When we look at a colored object, the cones in our eyes respond to the wavelengths of light reflected off that object, and our brain processes this information to create a perception of color. But here's where things get interesting: the cones in our eyes don't just respond to the wavelengths of light in the object we're looking at. They also respond to the wavelengths of light in the surrounding environment.

This means that if we look at an object with a particular color for too long, our eyes and brain adjust to the surrounding light, making the color appear less intense. This is known as "color adaptation" or "color constancy." Essentially, our brains adjust our perception of color to account for changes in lighting so that we can still perceive colors accurately, even in varying lighting conditions.

So, what does all of this have to do with my spheres? Well, as I mentioned earlier, the shadeless bottom sphere provides a specific value that remains constant, while the top sphere is influenced by the scene's lighting. By comparing the two, I can see how much my scene alters in color and value. This helps me ensure that the colors I'm using in my work are accurate and consistent, even when viewed in different lighting conditions.

"And what about the mirror sphere? And what's up with that color chart thingy?"

You may have also scene a setup in vfx that looks something like this. It's a mirror ball, another rough sphere, and a color chart.

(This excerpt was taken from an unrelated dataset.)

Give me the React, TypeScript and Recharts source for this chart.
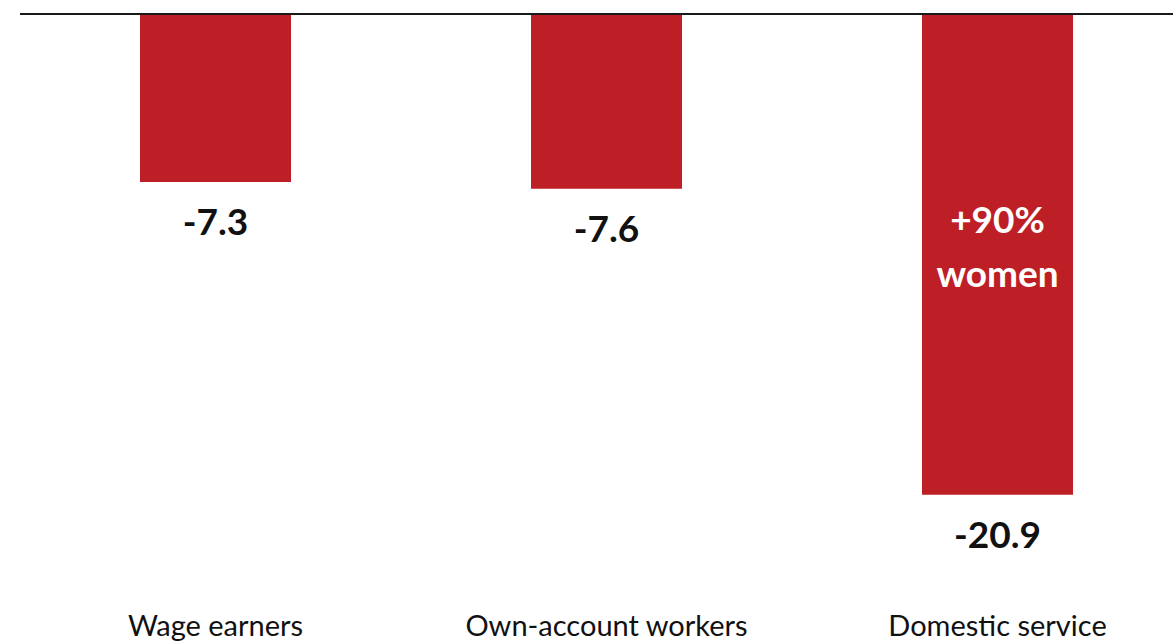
import { BarChart, Bar, XAxis, YAxis, ReferenceLine, LabelList } from "recharts";

const categories = ["Wage earners", "Own-account workers", "Domestic service"];
const changes = [-7.3, -7.6, -20.9];
const notes: string[][] = [[], [], ["+90%", "women"]];

const data = categories.map((name, i) => ({ name, change: changes[i] }));

const FONT = "Lato, 'Open Sans', sans-serif";

function CategoryTick(props: any) {
  const { x, y, payload } = props;
  return (
    <text x={x} y={y} dy={47} textAnchor="middle" fontSize={29} fontFamily={FONT} fill="#111">
      {payload.value}
    </text>
  );
}

function ValueLabel(props: any) {
  const { x, y, width, height, index } = props;
  const top = Math.min(y, y + height);
  const bottom = Math.max(y, y + height);
  const cx = x + width / 2;
  const note = notes[index] || [];
  return (
    <g>
      <text x={cx} y={bottom + 53} textAnchor="middle" fontSize={37} fontWeight={700} fontFamily={FONT} fill="#111">
        {changes[index].toFixed(1)}
      </text>
      {note.map((line, k) => (
        <text key={k} x={cx} y={top + 219 + k * 54} textAnchor="middle" fontSize={37} fontWeight={700} fontFamily={FONT} fill="#fff">
          {line}
        </text>
      ))}
    </g>
  );
}

export default function App() {
  return (
    <div style={{ position: "absolute", left: 0, top: 0, width: 1173, height: 643, overflow: "hidden", background: "#fff" }}>
      <BarChart width={1193} height={643} data={data} margin={{ top: 14, right: 0, left: 20, bottom: 0 }}>
        <XAxis
          dataKey="name"
          axisLine={false}
          tickLine={false}
          tickSize={0}
          tickMargin={0}
          height={54}
          interval={0}
          tick={<CategoryTick />}
        />
        <YAxis hide domain={[-25, 0]} />
        <Bar dataKey="change" fill="#be1e25" barSize={151} isAnimationActive={false}>
          <LabelList dataKey="change" content={<ValueLabel />} />
        </Bar>
        <ReferenceLine y={0} stroke="#1a1a1a" strokeWidth={2} />
      </BarChart>
    </div>
  );
}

Image courtesy of Thiago Sul

This LookDev environment (created by artist Thiago Sul. Yes, this is a rendering😲) accomplishes more or less the same thing, but with some added benefits. We still have the specific gray sphere on the left being influenced by lighting in the scene. On the right, we have a chrome sphere meant to reflect the entire scene to give the viewer further context into the lighting. On the bottom, we have an xrite color calibration chart. These charts are available for purchase in "the real world." They're essentially a collection of very consistent, very accurate colors. When brought into a digital environment, just like with our shadeless ball, we know what the baseline, non shaded colors should look like. Because of this, we're able to essentially negate effects from the environments lighting, and bring the image back to a controlled, predictable baseline.